Eat eat eat eat drink eat sleep beach sleep eat eat sleep eat drink sleep beach sleep eat eat eat … ummmm … I think that was Saturday and Sunday and Monday with all the Paskas family.

sense at 45 downstairs

Bonnie is back from Sydney, tired and exhilarated after the season of Glow, and as I walked through Faulkner Park this early sun-hazed morning on my way to class I saw a beautiful girl with long tanned legs walking towards me. Of course she would have to be Lily who has only now returned from the distant north of Australia’s east coast. So, a reunion and talk of dance and other things and much happiness.

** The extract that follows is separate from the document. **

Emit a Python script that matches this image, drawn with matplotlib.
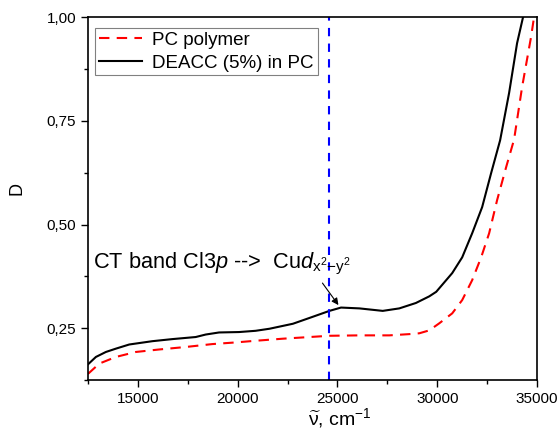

Not content with sleeping, Bonnie is performing again this weekend in Emily Fernandez and Frieder Weiß performance sense at 45 Downstairs also with Tina McErvale who not long ago returned from Europe and Adam Donovan. There is an audiovisual installation on both Friday and Saturday night at 7pm before the performance at 8 30pm.

I don’t know much beyond what’s on the flier, except Saturday night is also the last night of the Greyhound in St Kilda. I have crawled out of there on occasion (at least once with Luke George), and it has forever been my favourite pub, even though I don’t go there much anymore. I have a memory of arriving in the back bar at someone’s wedding also a karaoke night, and everyone was quite enthusiastic at the extra guests. The jukebox is the best, the carpet is sticky.